(Hélio Schwartsman, colunista da Folha)
Para os dicionários, “homem público” é o indivíduo que se consagra à política ou que ocupa um alto posto no Estado. Já “mulher pública” significa “puta” mesmo. E o “dinheiro público”? Está mais para a versão masculina do adjetivo ou para a feminina?
Embora homens públicos sempre mencionem o dinheiro público como algo ao qual se reservam as mais elevadas considerações, o que verificamos na prática é que ele é frequentemente tratado como mulheres públicas, isto é, submetido às mais variadas formas de abuso, tanto no sentido de delito penal, como no moral.
A primeira parte é autoevidente em tempos de Lava Jato.
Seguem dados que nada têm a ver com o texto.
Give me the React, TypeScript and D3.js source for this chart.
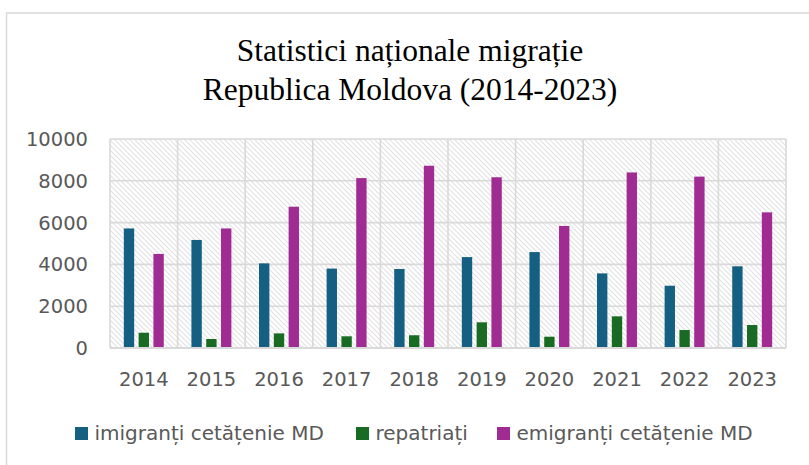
import React from "react";
import * as d3 from "d3";

const years = ["2014", "2015", "2016", "2017", "2018", "2019", "2020", "2021", "2022", "2023"];
const seriesNames = ["imigranți cetățenie MD", "repatriați", "emigranți cetățenie MD"];
const imigranti = [5720, 5170, 4050, 3800, 3780, 4350, 4590, 3570, 2980, 3910];
const repatriati = [730, 430, 700, 560, 610, 1230, 540, 1515, 860, 1100];
const emigranti = [4500, 5720, 6760, 8130, 8720, 8170, 5840, 8400, 8200, 6490];
const seriesColors = ["#156082", "#196B24", "#A02B93"];
const yTicks = [0, 2000, 4000, 6000, 8000, 10000];
const titleLines = ["Statistici naționale migrație", "Republica Moldova (2014-2023)"];

const W = 809;
const H = 465;
const plot = { left: 110, right: 786, top: 139, bottom: 348 };
const FONT = "'DejaVu Sans', sans-serif";
const TXT = "#595959";
const GRID = "#d9d9d9";

export default function App() {
  const allSeries = [imigranti, repatriati, emigranti];
  const x = d3.scaleBand<string>().domain(years).range([plot.left, plot.right]).padding(0);
  const y = d3.scaleLinear().domain([0, 10000]).range([plot.bottom, plot.top]);
  const step = 14.8;
  const pIn = 0.3;
  const innerL = step * (seriesNames.length - pIn);
  const x1 = d3
    .scaleBand<string>()
    .domain(seriesNames)
    .range([-innerL / 2, innerL / 2])
    .paddingInner(pIn)
    .paddingOuter(0);
  const bw = x1.bandwidth();

  const legendX = [75, 356, 497];

  return (
    <svg
      width={W}
      height={H}
      style={{ position: "absolute", left: 0, top: 0, background: "#fff" }}
    >
      <defs>
        <pattern id="hatch" patternUnits="userSpaceOnUse" width={5} height={5}>
          <rect width={5} height={5} fill="#ffffff" />
          <path d="M-1,-1 L6,6 M-1,4 L1,6 M4,-1 L6,1" stroke="#e2e2e2" strokeWidth={1.1} />
        </pattern>
      </defs>
      <rect x={6.5} y={13} width={900} height={600} fill="#fff" stroke={GRID} strokeWidth={1.5} />

      {titleLines.map((t, i) => (
        <text
          key={i}
          x={410}
          y={61 + i * 38.5}
          textAnchor="middle"
          fontFamily="'Liberation Serif', 'Times New Roman', serif"
          fontSize={31.5}
          fill="#000"
        >
          {t}
        </text>
      ))}

      <rect
        x={plot.left}
        y={plot.top}
        width={plot.right - plot.left}
        height={plot.bottom - plot.top}
        fill="url(#hatch)"
      />

      {yTicks.map((t) => (
        <line
          key={"h" + t}
          x1={plot.left}
          x2={plot.right}
          y1={y(t)}
          y2={y(t)}
          stroke={GRID}
          strokeWidth={1.6}
        />
      ))}
      {years.concat(["end"]).map((yr, i) => {
        const xx = i < years.length ? (x(yr) as number) : plot.right;
        return (
          <line
            key={"v" + i}
            x1={xx}
            x2={xx}
            y1={plot.top}
            y2={plot.bottom}
            stroke={GRID}
            strokeWidth={1.6}
          />
        );
      })}

      {years.map((yr, i) => (
        <g key={yr}>
          {allSeries.map((s, k) => {
            const cx = (x(yr) as number) + x.bandwidth() / 2 + (x1(seriesNames[k]) as number);
            return (
              <rect
                key={k}
                x={cx}
                y={y(s[i])}
                width={bw}
                height={plot.bottom - y(s[i])}
                fill={seriesColors[k]}
              />
            );
          })}
        </g>
      ))}

      <line
        x1={plot.left}
        x2={plot.right}
        y1={plot.bottom}
        y2={plot.bottom}
        stroke={GRID}
        strokeWidth={2}
      />

      {yTicks.map((t) => (
        <text
          key={"yl" + t}
          x={88}
          y={y(t)}
          dy="0.36em"
          textAnchor="end"
          fontFamily={FONT}
          fontSize={19.5}
          fill={TXT}
        >
          {t}
        </text>
      ))}

      {years.map((yr) => (
        <text
          key={"xl" + yr}
          x={(x(yr) as number) + x.bandwidth() / 2}
          y={386}
          textAnchor="middle"
          fontFamily={FONT}
          fontSize={19.5}
          fill={TXT}
        >
          {yr}
        </text>
      ))}

      {seriesNames.map((n, k) => (
        <g key={"lg" + k}>
          <rect x={legendX[k]} y={427} width={13} height={13} fill={seriesColors[k]} />
          <text
            x={legendX[k] + 19.5}
            y={439.5}
            fontFamily={FONT}
            fontSize={20}
            fill={TXT}
          >
            {n}
          </text>
        </g>
      ))}
    </svg>
  );
}
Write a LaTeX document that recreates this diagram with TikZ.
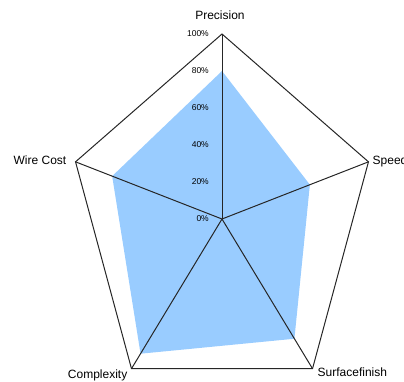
\documentclass[tikz,border=0pt]{standalone}
\usepackage{fontspec}
\newfontfamily\chartfont{Liberation Sans}
\definecolor{radarfill}{RGB}{153,204,255}
\tikzset{
  axislabel/.style={font=\chartfont\fontsize{12}{12}\selectfont, inner sep=0pt},
  pctlabel/.style={font=\chartfont\fontsize{8.5}{8.5}\selectfont, inner sep=0pt, anchor=east},
  gridline/.style={line width=1pt, black!85},
}
\begin{document}
\begin{tikzpicture}[x=1pt, y=-1pt]
  \useasboundingbox (0,0) rectangle (404,381);

  \begin{scope}[shift={(222,219)}, x=154pt, y=185pt]
    \coordinate (c) at (0,0);
    \foreach \i / \v in {1/0.8, 2/0.6, 3/0.8, 4/0.9, 5/0.75}
      {
        \pgfmathsetmacro{\ang}{90-72*(\i-1)}
        \coordinate (v\i) at ({cos(\ang)},{sin(\ang)});
        \coordinate (d\i) at ({\v*cos(\ang)},{\v*sin(\ang)});
      }
    \foreach \p in {0,20,...,100}
      {
        \coordinate (t\p) at (0,\p/100);
      }
  \end{scope}

  \fill[radarfill] (d1) -- (d2) -- (d3) -- (d4) -- (d5) -- cycle;

  \foreach \i in {1,...,5}
    {
      \draw[gridline] (c) -- (v\i);
    }
  \draw[gridline, line join=miter] (v1) -- (v2) -- (v3) -- (v4) -- (v5) -- cycle;

  \foreach \p in {0,20,...,100}
    {
      \node[pctlabel] (p\p) at ([xshift=-13pt]t\p) {\p\%};
    }

  \node[axislabel, anchor=south] (lprecision) at ([xshift=-2pt, yshift=14pt]v1) {Precision};
  \node[axislabel, anchor=west] (lspeed) at ([xshift=4pt]v2) {Speed};
  \node[axislabel, anchor=east] (lwire) at ([xshift=-9pt, yshift=2pt]v5) {Wire Cost};
  \node[axislabel, anchor=base east] (lcomplex) at ([xshift=-4pt, yshift=-10pt]v4) {Complexity};
  \node[axislabel, anchor=base west] (lsurface) at ([xshift=5pt, yshift=-8pt]v3) {Surfacefinish};
\end{tikzpicture}
\end{document}
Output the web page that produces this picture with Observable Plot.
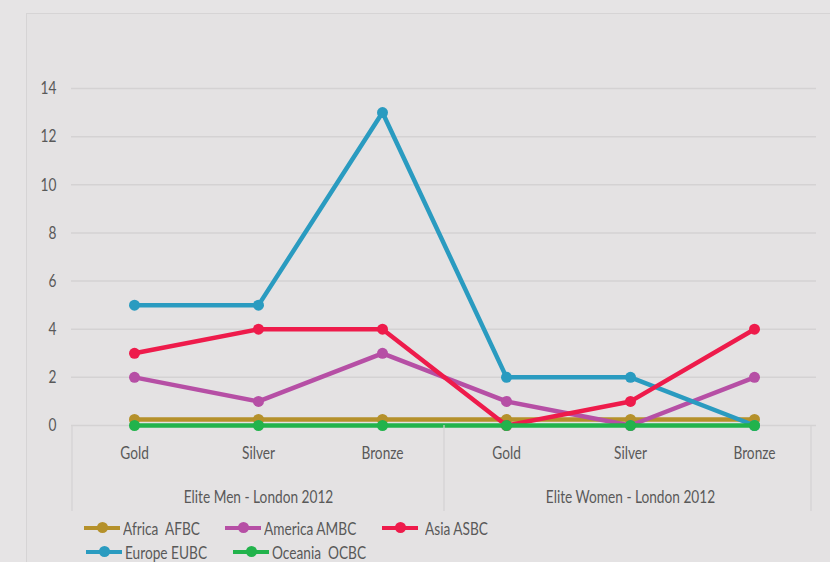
<!DOCTYPE html>
<html><head><meta charset="utf-8">
<script src="https://cdn.jsdelivr.net/npm/d3@7"></script>
<script src="https://cdn.jsdelivr.net/npm/@observablehq/plot@0.6"></script>
<style>
html,body{margin:0;padding:0;background:#e6e4e5;width:830px;height:562px;overflow:hidden;font-family:Lato,sans-serif;}
#wrap{position:relative;width:830px;height:562px;}
#frame{position:absolute;left:26px;top:13px;width:820px;height:560px;border:1.5px solid #d6d4d5;background:#e4e2e3;}
#chart{position:absolute;left:0;top:0;}
#legend{position:absolute;left:0;top:0;width:830px;height:562px;font-size:18px;color:#595959;}
.item{position:absolute;display:flex;align-items:center;white-space:pre;height:24px;}
.sw{position:relative;width:36px;height:4.5px;margin-right:3px;}
.sw i{position:absolute;left:12.5px;top:-3.5px;width:11px;height:11px;border-radius:50%;}
.item span{display:inline-block;transform:scaleX(0.76);transform-origin:left center;}
</style></head>
<body><div id="wrap"><div id="frame"></div><div id="chart"></div><div id="legend"></div></div>
<script>
const categories = ["Gold", "Silver", "Bronze"];
const groups = ["Elite Men - London 2012", "Elite Women - London 2012"];
const seriesNames = ["Africa  AFBC", "America AMBC", "Asia ASBC", "Europe EUBC", "Oceania  OCBC"];
const seriesColors = ["#b5912b", "#b64fa5", "#ee1b4b", "#2a9bc0", "#22b34c"];
const africa  = [0.25, 0.25, 0.25, 0.25, 0.25, 0.25];
const america = [2, 1, 3, 1, 0, 2];
const asia    = [3, 4, 4, 0, 1, 4];
const europe  = [5, 5, 13, 2, 2, 0];
const oceania = [0, 0, 0, 0, 0, 0];
const yTicks = [0, 2, 4, 6, 8, 10, 12, 14];

const seriesValues = [africa, america, asia, europe, oceania];
const drawOrder = [0, 1, 3, 2, 4];
const keys = groups.flatMap((g, gi) => categories.map(c => gi + "|" + c));
const rows = seriesNames.map((s, si) => seriesValues[si].map((v, i) => ({series: s, key: keys[i], value: v})));

const font = 'Lato,sans-serif';
const chart = Plot.plot({
  width: 830, height: 562,
  marginLeft: 71, marginRight: 14, marginTop: 88, marginBottom: 137,
  style: {background: "transparent", fontSize: "18px", fontFamily: font, color: "#595959"},
  x: {type: "point", domain: keys, padding: 0.5, tickSize: 0, tickPadding: 21, tickFormat: d => d.split("|")[1], label: null},
  y: {domain: [0, 14], ticks: yTicks, tickSize: 0, tickPadding: 15, label: null},
  color: {domain: seriesNames, range: seriesColors},
  marks: [
    Plot.ruleY(yTicks, {stroke: "#d4d2d3", strokeWidth: 1.5}),
    ...drawOrder.flatMap(si => [
      Plot.line(rows[si], {x: "key", y: "value", stroke: "series", strokeWidth: 4.5}),
      Plot.dot(rows[si], {x: "key", y: "value", fill: "series", r: 5.5})
    ]),
    Plot.text(groups, {x: (g, i) => keys[i * 3 + 1], y: () => 0, text: d => d, dy: 72, fontSize: 18, fill: "#595959"})
  ]
});
document.getElementById("chart").appendChild(chart);

// narrow the glyphs horizontally, like the reference's condensed type
chart.querySelectorAll("text").forEach(t => {
  const L = t.getComputedTextLength();
  if (L > 0) {
    t.setAttribute("textLength", (L * 0.76).toFixed(2));
    t.setAttribute("lengthAdjust", "spacingAndGlyphs");
  }
});

// category group separator lines
const xs = chart.scale("x"), ys = chart.scale("y");
const step = xs.apply(keys[1]) - xs.apply(keys[0]);
const y0 = ys.apply(0);
const bounds = [xs.apply(keys[0]) - step / 2, xs.apply(keys[2]) + step / 2, xs.apply(keys[5]) + step / 2 - 5];
const sel = d3.select(chart);
bounds.forEach(bx => sel.append("line").attr("x1", bx).attr("x2", bx).attr("y1", y0).attr("y2", y0 + 86)
  .attr("stroke", "#d4d2d3").attr("stroke-width", 1.2));

// legend
const legend = d3.select("#legend");
const legendPos = [[84, 516], [225, 516], [382, 516], [86, 540], [233, 540]];
seriesNames.forEach((s, si) => {
  const it = legend.append("div").attr("class", "item")
    .style("left", legendPos[si][0] + "px").style("top", legendPos[si][1] + "px");
  const sw = it.append("div").attr("class", "sw").style("background", seriesColors[si]);
  sw.append("i").style("background", seriesColors[si]);
  it.append("span").text(s).style("margin-left", si === 2 ? "4px" : "0px");
});
</script></body></html>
Cumprem pena por desviar dinheiro público várias categorias de homens públicos, incluindo um ex-presidente. A fila dos envolvidos que aguardam pronunciamento da Justiça é maior que a de bordel em dia de pagamento.
Já a segunda, até por ser mais difícil de visualizar, se revela mais pervasiva, quase insidiosa. As pessoas agem como se o dinheiro público fosse um recurso infinito que se materializa a um toque de caneta dos homens públicos. Um setor enfrenta dificuldades? É só pedir um subsídio ao governo. Empresários fizeram maus investimentos e não conseguem pagar os empréstimos que contraíram? É só berrar bem alto e obter um perdão de dívidas.
Se o homem público à frente do governo estiver sob o risco de ser preso por ter desviado dinheiro público, até quem não pediu nada recebe alguma subvenção oficial. Eu, por exemplo, ganhei diesel mais barato.
O problema desse sistema generoso é que os recursos não são infinitos, o que significa que é a população que acabará pagando por todas as vantagens oferecidas. Mas, como o regime tributário é opaco, o benefício é bem mais visível que os ônus, de modo que poucos reclamam.
Não sou moralista, mas se quisermos mudar as coisas por aqui, teremos de tratar o dinheiro público menos como mulheres públicas e mais como “moças donzelas”.